Problem statement
In the data below, locate each line with the word "matplotlib" and list it.
+++ Data shown
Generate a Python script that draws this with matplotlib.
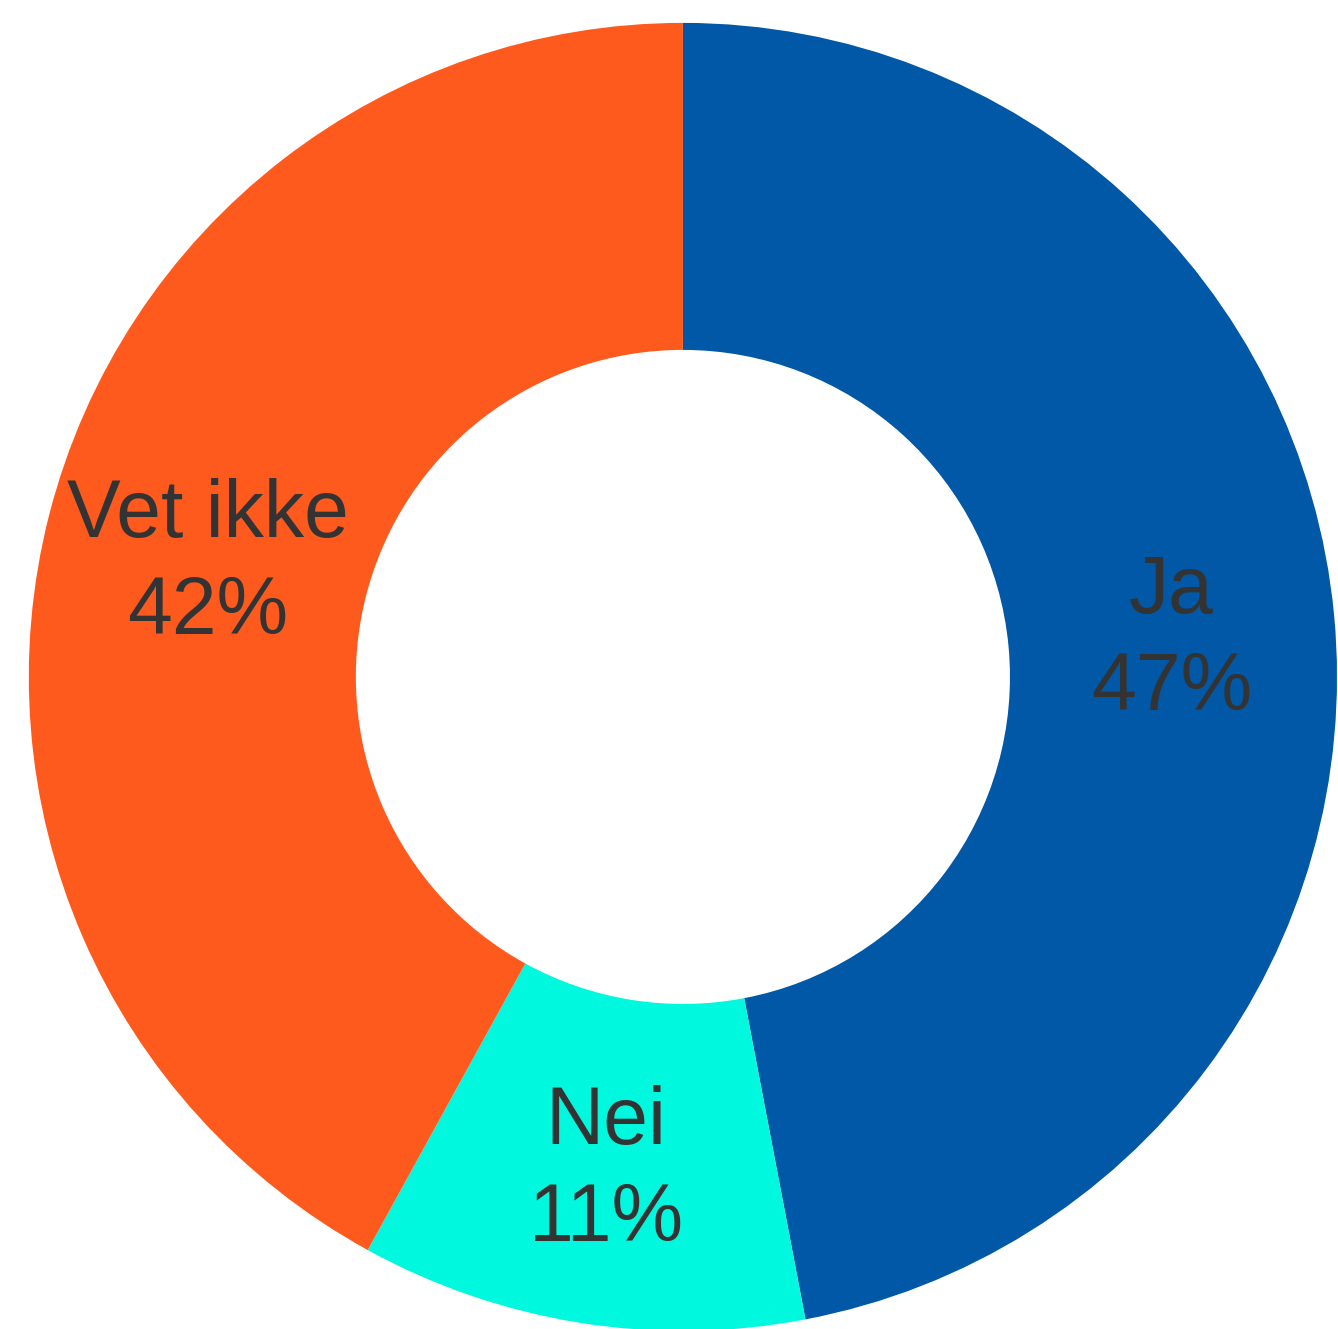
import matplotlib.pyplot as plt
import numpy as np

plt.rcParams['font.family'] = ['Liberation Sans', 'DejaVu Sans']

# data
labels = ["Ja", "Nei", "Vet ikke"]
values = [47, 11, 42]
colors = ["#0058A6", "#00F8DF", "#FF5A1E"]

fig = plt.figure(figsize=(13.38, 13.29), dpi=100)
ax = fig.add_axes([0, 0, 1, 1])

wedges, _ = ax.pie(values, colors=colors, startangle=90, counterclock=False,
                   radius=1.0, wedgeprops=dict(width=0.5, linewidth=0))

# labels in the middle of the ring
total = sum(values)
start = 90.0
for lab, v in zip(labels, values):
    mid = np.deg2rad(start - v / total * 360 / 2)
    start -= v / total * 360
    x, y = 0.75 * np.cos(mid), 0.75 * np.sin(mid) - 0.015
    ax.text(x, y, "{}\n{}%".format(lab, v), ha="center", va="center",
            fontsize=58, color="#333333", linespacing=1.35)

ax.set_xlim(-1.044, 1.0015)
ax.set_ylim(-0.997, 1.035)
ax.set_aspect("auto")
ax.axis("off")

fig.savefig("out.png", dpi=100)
++++++
+++ Data shown
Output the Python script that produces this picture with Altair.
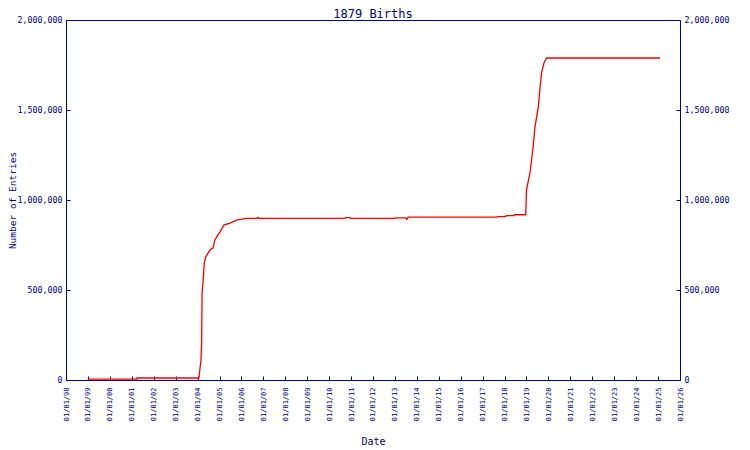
++++++
Result of the exercise
Generate a Python script that draws this with matplotlib.
import matplotlib.pyplot as plt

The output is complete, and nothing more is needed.